A European pensions expert was once asked whether he thought Europeans would ever be willing to transform their expensive tax-funded systems into more sustainable fully funded systems. His answer: "Not until the young take up arms against the old."
In The Netherlands, that is exactly what is happening right now. In July of this year, a group of young civil servants took the dramatic step of publicly declaring their opposition to a deal safeguarding the early retirement rights of older workers. Since then, the Dutch airwaves and op-ed pages have been filled with bitter intergenerational recriminations. The main Dutch trade union, the FNV, accused the authors of "corroding the cement of society by only showing solidarity when it's convenient to them." The young pension refuseniks in turn accused the unions of "hiding behind a mask of altruism while blatantly serving the narrow interests of its own, ageing membership." Where, they asked, is the solidarity in a deal that sees younger workers pay twice, once for their own retirement, and once for the early retirement of older workers, while older workers aren't expected to make any sacrifices at all?
To understand exactly what these young civil servants are objecting to, it helps to know the history of the Dutch pension system. The Dutch made the switch to a largely funded system nearly 50 years ago. The launch of a number of early retirement schemes in the 1980s, however, reintroduced an element of unfunded liability back into the system. The early retirement option proved so popular that it left the Dutch Treasury facing a potential double whammy: a mass exodus of older workers meant falling income tax revenues, as well as rising early retirement expenditure. Something had to be done. In the late 1990s, government, employers and unions agreed to make the switch from an unfunded to a fully funded early retirement scheme. In 2003, the new centre-right government decided to revisit this deal. Its proposal to speed up the closure of all existing unfunded schemes was met with fierce opposition from the unions, whose older members were angry about the prospect of losing their cozy early retirement arrangements.
In the end, the government caved in to union pressure. A deal was brokered, covering all public sector workers, in which the government abandoned its plans to speed up the phasing-out of early retirement schemes by agreeing to their continued existence until 2023. The new package contained one major change compared to the measures adopted in the 1990s. Instead of starting with a high extra tax contribution from all workers, and allowing the tax part of pension contributions to taper off as the number of early retirement claims dwindled, the new measure proposed a slightly lower flat-rate tax contribution for the entire transition period.

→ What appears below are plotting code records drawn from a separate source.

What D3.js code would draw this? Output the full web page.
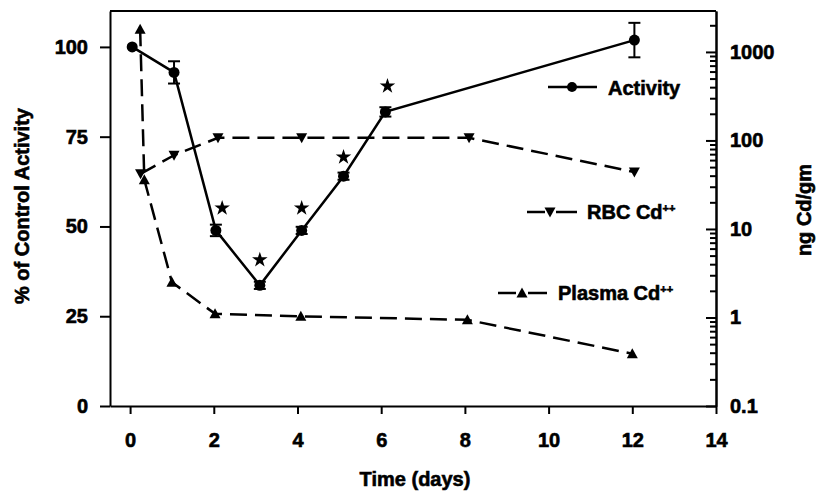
<!DOCTYPE html>
<html>
<head>
<meta charset="utf-8">
<script src="https://cdn.jsdelivr.net/npm/d3@7"></script>
<style>
  body { margin: 0; background: #fff; }
  svg { font-family: "Liberation Sans", Arial, sans-serif; font-weight: bold; }
  svg text { stroke: #000; stroke-width: 0.6; fill: #000; }
  .axis path, .axis line { stroke: #000; stroke-width: 2; }
  .axis text { font-size: 20px; font-weight: bold; }
</style>
</head>
<body>
<svg class="chart" width="820" height="496"></svg>
<script>
// activity, % of control (left axis)
var actDays = [0.05, 1.05, 2.05, 3.1, 4.1, 5.1, 6.1, 12.05];
var actPct = [100, 92.9, 48.9, 33.6, 48.9, 64, 81.9, 101.9];
var actErr = [0, 3.1, 1.6, 1, 1, 1, 1.3, 4.8];

// significance stars
var starDays = [2.2, 3.1, 4.1, 5.1, 6.15];
var starPct = [55.1, 40.7, 55.1, 69.3, 89.1];

// cadmium, ng Cd/gm (right axis, log)
var rbcDays = [0.25, 1.05, 2.1, 4.1, 8.1, 12.05];
var rbcCd = [42, 68, 107, 107, 107, 44];
var plasmaDays = [0.24, 0.34, 1.0, 2.03, 4.08, 8.06, 12.0];
var plasmaCd = [1800, 36, 2.5, 1.1, 1.03, 0.94, 0.39];

var xTicks = [0, 2, 4, 6, 8, 10, 12, 14];
var leftTicks = [0, 25, 50, 75, 100];
var rightTicks = [0.1, 1, 10, 100, 1000];

(function () {
  var left = 110, right = 716, top = 11, bottom = 406;

  var svg = d3.select(".chart");

  var x = d3.scaleLinear().domain([-0.48, 14]).range([left, right]);
  var yL = d3.scaleLinear().domain([0, 110]).range([bottom, top]);
  var yR = d3.scaleLog().domain([0.1, 2900]).range([bottom, top]);

  // axes
  svg.append("g")
    .attr("class", "axis")
    .attr("transform", "translate(0," + bottom + ")")
    .call(d3.axisBottom(x).tickValues(xTicks).tickSize(8).tickSizeOuter(0).tickPadding(19));

  svg.append("g")
    .attr("class", "axis")
    .attr("transform", "translate(" + left + ",0)")
    .call(d3.axisLeft(yL).tickValues(leftTicks).tickSize(10).tickSizeOuter(0).tickPadding(12));

  var minor = [];
  rightTicks.forEach(function(d) {
    for (var k = 2; k <= 9; k++) {
      if (d * k <= 2900) minor.push(d * k);
    }
  });

  svg.append("g")
    .attr("class", "axis")
    .attr("transform", "translate(" + right + ",0)")
    .call(d3.axisRight(yR).tickValues(minor).tickSizeInner(-6).tickSizeOuter(0).tickFormat(""));

  svg.append("g")
    .attr("class", "axis")
    .attr("transform", "translate(" + right + ",0)")
    .call(d3.axisRight(yR).tickValues(rightTicks).tickSizeInner(-10).tickSizeOuter(0).tickPadding(14)
      .tickFormat(function(d) { return d < 1 ? "0.1" : d3.format("d")(d); }));

  svg.append("line")
    .attr("x1", left).attr("x2", right)
    .attr("y1", top).attr("y2", top)
    .attr("stroke", "#000").attr("stroke-width", 2);

  // axis titles
  svg.append("text")
    .attr("x", 415).attr("y", 486)
    .attr("text-anchor", "middle")
    .style("font-size", "20px")
    .text("Time (days)");

  svg.append("text")
    .attr("transform", "translate(29,206) rotate(-90)")
    .attr("text-anchor", "middle")
    .style("font-size", "20px")
    .text("% of Control Activity");

  svg.append("text")
    .attr("transform", "translate(811,210) rotate(-90)")
    .attr("text-anchor", "middle")
    .style("font-size", "20px")
    .text("ng Cd/gm");

  function tri(cx, cy, down) {
    var s = down ? -1 : 1;
    return "M" + (cx - 5.5) + "," + (cy + 4.5 * s) + "L" + (cx + 5.5) + "," + (cy + 4.5 * s) +
      "L" + cx + "," + (cy - 5.5 * s) + "Z";
  }

  var act = actDays.map(function(d, i) { return {t: d, v: actPct[i], e: actErr[i]}; });
  var rbc = rbcDays.map(function(d, i) { return {t: d, v: rbcCd[i]}; });
  var plasma = plasmaDays.map(function(d, i) { return {t: d, v: plasmaCd[i]}; });

  // plasma
  svg.append("path")
    .datum(plasma)
    .attr("fill", "none").attr("stroke", "#000").attr("stroke-width", 2.5)
    .attr("stroke-dasharray", "17,8")
    .attr("d", d3.line().x(function(d) { return x(d.t); }).y(function(d) { return yR(d.v); }));
  svg.selectAll(".pl").data(plasma).enter().append("path")
    .attr("class", "pl")
    .attr("d", function(d) { return tri(x(d.t), yR(d.v), false); });

  // rbc
  svg.append("path")
    .datum(rbc)
    .attr("fill", "none").attr("stroke", "#000").attr("stroke-width", 2.5)
    .attr("stroke-dasharray", "17,8")
    .attr("d", d3.line().x(function(d) { return x(d.t); }).y(function(d) { return yR(d.v); }));
  svg.selectAll(".rb").data(rbc).enter().append("path")
    .attr("class", "rb")
    .attr("d", function(d) { return tri(x(d.t), yR(d.v), true); });

  // activity
  svg.append("path")
    .datum(act)
    .attr("fill", "none").attr("stroke", "#000").attr("stroke-width", 2.5)
    .attr("d", d3.line().x(function(d) { return x(d.t); }).y(function(d) { return yL(d.v); }));

  var eb = svg.selectAll(".eb").data(act.filter(function(d) { return d.e > 0; })).enter().append("g")
    .attr("stroke", "#000").attr("stroke-width", 2);
  eb.append("line")
    .attr("x1", function(d) { return x(d.t); }).attr("x2", function(d) { return x(d.t); })
    .attr("y1", function(d) { return yL(d.v + d.e); }).attr("y2", function(d) { return yL(d.v - d.e); });
  eb.append("line")
    .attr("x1", function(d) { return x(d.t) - 6; }).attr("x2", function(d) { return x(d.t) + 6; })
    .attr("y1", function(d) { return yL(d.v + d.e); }).attr("y2", function(d) { return yL(d.v + d.e); });
  eb.append("line")
    .attr("x1", function(d) { return x(d.t) - 6; }).attr("x2", function(d) { return x(d.t) + 6; })
    .attr("y1", function(d) { return yL(d.v - d.e); }).attr("y2", function(d) { return yL(d.v - d.e); });

  svg.selectAll(".ac").data(act).enter().append("circle")
    .attr("cx", function(d) { return x(d.t); })
    .attr("cy", function(d) { return yL(d.v); })
    .attr("r", 5.5);

  // stars
  var star = d3.symbol().type(d3.symbolStar).size(75);
  svg.selectAll(".st").data(starDays).enter().append("path")
    .attr("transform", function(d, i) { return "translate(" + x(d) + "," + yL(starPct[i]) + ")"; })
    .attr("d", star);

  // legend
  var lg = svg.append("g").attr("stroke", "#000").attr("stroke-width", 2.5);
  lg.append("line").attr("x1", 548).attr("x2", 597).attr("y1", 87).attr("y2", 87);
  svg.append("circle").attr("cx", 572).attr("cy", 87).attr("r", 5);

  lg.append("line").attr("x1", 527).attr("x2", 545).attr("y1", 212).attr("y2", 212);
  lg.append("line").attr("x1", 556).attr("x2", 577).attr("y1", 212).attr("y2", 212);
  svg.append("path").attr("d", tri(550, 212, true));

  lg.append("line").attr("x1", 498).attr("x2", 516).attr("y1", 293).attr("y2", 293);
  lg.append("line").attr("x1", 528).attr("x2", 547).attr("y1", 293).attr("y2", 293);
  svg.append("path").attr("d", tri(522, 293, false));

  function legendText(tx, ty, label, sup) {
    var t = svg.append("text").attr("x", tx).attr("y", ty).attr("dy", "0.35em")
      .style("font-size", "20px").text(label);
    if (sup) {
      t.append("tspan").attr("dy", "-0.6em").style("font-size", "11px").text(sup);
    }
  }
  legendText(608, 88, "Activity");
  legendText(587, 212, "RBC Cd", "++");
  legendText(558, 293, "Plasma Cd", "++");
})();
</script>
</body>
</html>
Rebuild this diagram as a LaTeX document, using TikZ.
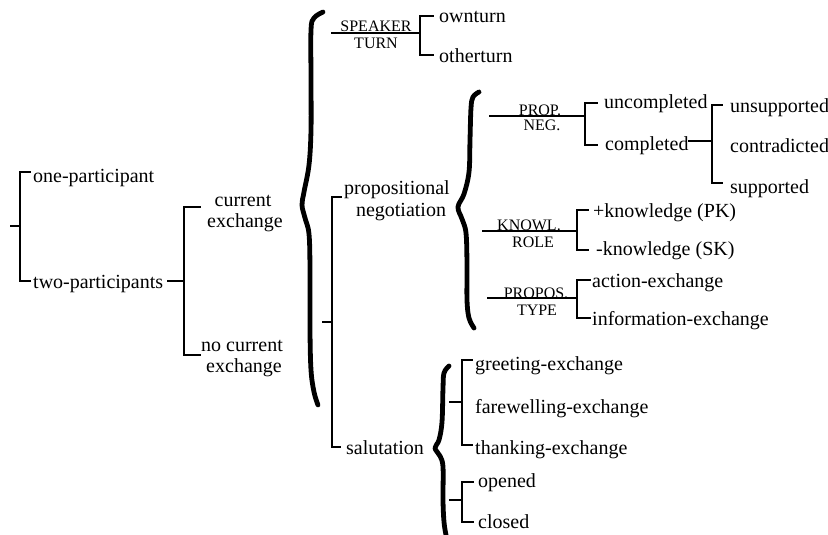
\documentclass[tikz,border=0pt]{standalone}
\usepackage{fontspec}
\setmainfont{Liberation Serif}
\begin{document}
\begin{tikzpicture}[x=1pt,y=-1pt,
  lbl/.style={inner sep=0pt, anchor=base west, font=\fontsize{20}{20}\selectfont},
  ctr/.style={inner sep=0pt, anchor=base, font=\fontsize{20}{20}\selectfont},
  sm/.style={inner sep=0pt, anchor=base, font=\fontsize{16}{16}\selectfont},
  net/.style={line width=1.2pt, line cap=rect},
  bracestroke/.style={line width=4.8pt, line cap=round, line join=round}]
\useasboundingbox (0,0) rectangle (828,535);

% ---------- texts ----------
\node[lbl] (one) at (33,182) {one-participant};
\node[lbl] (two) at (33,288) {two-participants};
\node[ctr] (cur1) at (243,206) {current};
\node[ctr] (cur2) at (245,227) {exchange};
\node[ctr] (no1) at (242,351) {no current};
\node[ctr] (no2) at (244,372) {exchange};
\node[ctr] (pn1) at (397,194) {propositional};
\node[ctr] (pn2) at (401,216) {negotiation};
\node[lbl] (sal) at (346,454) {salutation};
\node[sm] (spk1) at (376,32) {SPEAKER};
\node[sm] (spk2) at (376,49) {TURN};
\node[lbl] (own) at (439,23) {ownturn};
\node[lbl] (other) at (439,63) {otherturn};
\node[sm] (pr1) at (540,115) {PROP.};
\node[sm] (pr2) at (542,131) {NEG.};
\node[lbl] (unc) at (604,109) {uncompleted};
\node[lbl] (com) at (605,150) {completed};
\node[lbl] (uns) at (730,113) {unsupported};
\node[lbl] (con) at (730,152) {contradicted};
\node[lbl] (sup) at (730,193) {supported};
\node[sm] (kn1) at (529,230) {KNOWL.};
\node[sm] (kn2) at (533,247) {ROLE};
\node[lbl] (pk) at (593,217) {+knowledge (PK)};
\node[lbl] (sk) at (596,255) {-knowledge (SK)};
\node[sm] (pp1) at (536,298) {PROPOS.};
\node[sm] (pp2) at (537,315) {TYPE};
\node[lbl] (act) at (592,287) {action-exchange};
\node[lbl] (inf) at (592,325) {information-exchange};
\node[lbl] (gre) at (475,370) {greeting-exchange};
\node[lbl] (far) at (475,413) {farewelling-exchange};
\node[lbl] (tha) at (475,454) {thanking-exchange};
\node[lbl] (ope) at (478,487) {opened};
\node[lbl] (clo) at (478,528) {closed};

% ---------- bracket joints ----------
\coordinate (Ain) at (11,226);  \coordinate (Aj) at (20,226);
\coordinate (At) at (20,172);   \coordinate (Ab) at (20,281);
\coordinate (Ate) at (30,172);  \coordinate (Abe) at (30,281);

\coordinate (Bin) at (168,281); \coordinate (Bj) at (184,281);
\coordinate (Bt) at (184,207);  \coordinate (Bb) at (184,355);
\coordinate (Bte) at (200,207); \coordinate (Bbe) at (200,355);

\coordinate (Cin) at (332,33);  \coordinate (Cj) at (420,33);
\coordinate (Ct) at (420,16);   \coordinate (Cb) at (420,55);
\coordinate (Cte) at (433,16);  \coordinate (Cbe) at (433,55);

\coordinate (Din) at (323,322); \coordinate (Dj) at (332,322);
\coordinate (Dt) at (332,197);  \coordinate (Db) at (332,447);
\coordinate (Dte) at (341,197); \coordinate (Dbe) at (340,447);

\coordinate (Ein) at (490,116); \coordinate (Ej) at (585,116);
\coordinate (Et) at (585,103);  \coordinate (Eb) at (585,145);
\coordinate (Ete) at (597,103); \coordinate (Ebe) at (597,145);

\coordinate (Fin) at (689,141); \coordinate (Fj) at (712,141);
\coordinate (Ft) at (712,105);  \coordinate (Fb) at (712,183);
\coordinate (Fte) at (722,105); \coordinate (Fbe) at (722,183);

\coordinate (Gin) at (483,231); \coordinate (Gj) at (577,231);
\coordinate (Gt) at (577,210);  \coordinate (Gb) at (577,250);
\coordinate (Gte) at (588,210); \coordinate (Gbe) at (588,250);

\coordinate (Hin) at (488,298); \coordinate (Hj) at (577,298);
\coordinate (Ht) at (577,280);  \coordinate (Hb) at (577,318);
\coordinate (Hte) at (590,280); \coordinate (Hbe) at (590,318);

\coordinate (Iin) at (450,402); \coordinate (Ij) at (462,402);
\coordinate (It) at (462,360);  \coordinate (Ib) at (462,445);
\coordinate (Ite) at (472,360); \coordinate (Ibe) at (472,445);

\coordinate (Jin) at (450,500); \coordinate (Jj) at (462,500);
\coordinate (Jt) at (462,482);  \coordinate (Jb) at (462,522);
\coordinate (Jte) at (473,482); \coordinate (Jbe) at (473,522);

% ---------- brackets ----------
\foreach \b in {A,B,C,D,E,F,G,H,I,J}{
  \draw[net] (\b in) -- (\b j);
  \draw[net] (\b te) -- (\b t) -- (\b b) -- (\b be);
}

% ---------- braces ----------
\draw[bracestroke] plot[smooth, tension=0.6] coordinates {(323,12) (314,18) (311,30) (311,80) (311,130) (309,165) (304,192) (302,205) (305,218) (309,234) (310,270) (310,330) (311,370) (314,392) (318,405)};
\draw[bracestroke] plot[smooth, tension=0.6] coordinates {(479,92) (473,97) (471,108) (470,140) (469,172) (464,194) (458,207) (462,219) (466,233) (467,265) (467,300) (469,318) (474,328)};
\draw[bracestroke] plot[smooth, tension=0.6] coordinates {(449,366) (444,373) (443,388) (442,422) (439,440) (435,448) (440,456) (443,467) (443,500) (444,522) (446,535)};
\end{tikzpicture}
\end{document}
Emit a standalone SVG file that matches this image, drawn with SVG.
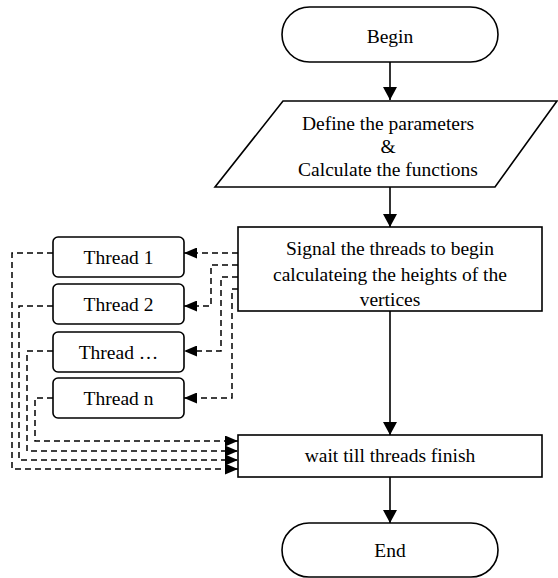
<svg xmlns="http://www.w3.org/2000/svg" width="558" height="578" viewBox="0 0 558 578">
<defs>
<style>
.shape{fill:#fff;stroke:#000;stroke-width:1.6}
.t{font-family:"Liberation Serif","Times New Roman",serif;font-size:19.5px;fill:#000;text-anchor:middle}
.solid{fill:none;stroke:#000;stroke-width:1.6}
.dash{fill:none;stroke:#000;stroke-width:1.5;stroke-dasharray:6,4}
</style>
<marker id="ah" markerUnits="userSpaceOnUse" markerWidth="14" markerHeight="14" refX="13" refY="7" orient="auto">
<path d="M0,0 L13,7 L0,14 z" fill="#000" stroke="none"/>
</marker>
<marker id="ahd" markerUnits="userSpaceOnUse" markerWidth="13" markerHeight="11" refX="13" refY="5.5" orient="auto">
<path d="M0,0 L13,5.5 L0,11 z" fill="#000" stroke="none"/>
</marker>
</defs>

<g id="connectors">
<path class="solid" d="M390,62 L390,100" marker-end="url(#ah)"/>
<path class="solid" d="M390,187 L390,227" marker-end="url(#ah)"/>
<path class="solid" d="M390,311 L390,435" marker-end="url(#ah)"/>
<path class="solid" d="M390,477 L390,523" marker-end="url(#ah)"/>

<path class="dash" d="M238,253 L184,253" marker-end="url(#ahd)"/>
<path class="dash" d="M238,265 L211,265 L211,306 L184,306" marker-end="url(#ahd)"/>
<path class="dash" d="M238,277 L221,277 L221,351 L184,351" marker-end="url(#ahd)"/>
<path class="dash" d="M238,289 L232,289 L232,398 L184,398" marker-end="url(#ahd)"/>

<path class="dash" d="M53,253 L12,253 L12,469 L238,469" marker-end="url(#ahd)"/>
<path class="dash" d="M53,306 L19,306 L19,460 L238,460" marker-end="url(#ahd)"/>
<path class="dash" d="M53,351 L27,351 L27,451 L238,451" marker-end="url(#ahd)"/>
<path class="dash" d="M53,398 L35,398 L35,441 L238,441" marker-end="url(#ahd)"/>
</g>

<g id="begin">
<rect class="shape" x="282" y="7" width="216" height="55" rx="27.5" ry="27.5"/>
<text class="t" x="390" y="43">Begin</text>
</g>

<g id="define">
<polygon class="shape" points="283,101 557,101 495,187 215,187"/>
<text class="t" x="388" y="130">Define the parameters</text>
<text class="t" x="388" y="153">&amp;</text>
<text class="t" x="388" y="176">Calculate the functions</text>
</g>

<g id="signal">
<rect class="shape" x="238" y="227" width="304" height="84"/>
<text class="t" x="390" y="255">Signal the threads to begin</text>
<text class="t" x="390" y="281">calculateing the heights of the</text>
<text class="t" x="390" y="306">vertices</text>
</g>

<g id="thread1">
<rect class="shape" x="53" y="237" width="131" height="40" rx="5" ry="5"/>
<text class="t" x="118.5" y="264">Thread 1</text>
</g>
<g id="thread2">
<rect class="shape" x="53" y="284" width="131" height="40" rx="5" ry="5"/>
<text class="t" x="118.5" y="311">Thread 2</text>
</g>
<g id="threadDots">
<rect class="shape" x="53" y="332" width="131" height="40" rx="5" ry="5"/>
<text class="t" x="118.5" y="359">Thread …</text>
</g>
<g id="threadN">
<rect class="shape" x="53" y="378" width="131" height="40" rx="5" ry="5"/>
<text class="t" x="118.5" y="405">Thread n</text>
</g>

<g id="wait">
<rect class="shape" x="238" y="435" width="304" height="42"/>
<text class="t" x="390" y="462">wait till threads finish</text>
</g>

<g id="end">
<rect class="shape" x="282" y="523" width="216" height="54" rx="27" ry="27"/>
<text class="t" x="390" y="557">End</text>
</g>
</svg>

It was this change that sparked the revolt by the young civil servants. They argued, quite plausibly, that it went against the spirit of the intergenerational contract that serves to uphold the entire pensions system. Under the old arrangement, all generations were asked to make a significant initial contribution to solving the funding problem. Once the main challenge of the early retirement of the first age cohorts of the baby boom generation was met, younger workers would start to see the tax component of their pension contribution reduce sharply, leaving more money to be paid into their own retirement funds. Put simply: under the old arrangement, every generation made a significant contribution, and all stood to profit in one way (early retirement) or another (eventual higher tax-free contributions to own pension fund). Under the new arrangement, the pain of paying for the unfunded early retirement liabilities was switched from the old to the young. After all, if the older generations are asked to pay less, another generation will have to foot the bill. That generation is the under-35s. Calculations by the main Dutch civil service pension fund, the Algemeen Burgerlijk Pensioenfonds, showed that under the new arrangement, the under-35s would be paying eight times as much towards the total costs of switching as the over-55s. Not only would they be paying more towards the continued existence of the early retirement scheme than any other age cohort, they would also be the only ones not to profit from it.
In their open letter, the young civil servants initially objected only to the fact that their generation was asked to bear the brunt of the transition costs. Their protests were aimed at the reform of the system, not at the system as such. All they wanted was a fair deal. Since then, however, the parameters of the debate have shifted dramatically. Many now openly question the very idea of intergenerational solidarity itself. The prominent Dutch economist Lans Bovenberg asked why, in union statements about the issue, solidarity was always self-evidently presented as meaning the young showing solidarity with the old. Why not the other way round? Why not ask the over-55s to make a sacrifice for the sake of the under-35s by making them work longer before retirement?
Interestingly enough, one organization that seems to have taken Bovenberg's comments to heart is the FNV union. It recently announced a change to its pension scheme. Effective immediately, it would abolish the existing early retirement scheme by raising the standard retirement age from 60 to 62. The reason? "The existing scheme didn't provide sufficient funds to finance the early retirement of all older FNV-workers," a spokesman for the union stated in the Dutch daily de Volkskrant. "We just don't have enough money in the bank. And the last thing we want is an intergenerational battle like the one currently raging in the public sector."
Quite right. On pensions, at least, the union's message is clear: do as we say, not as we do.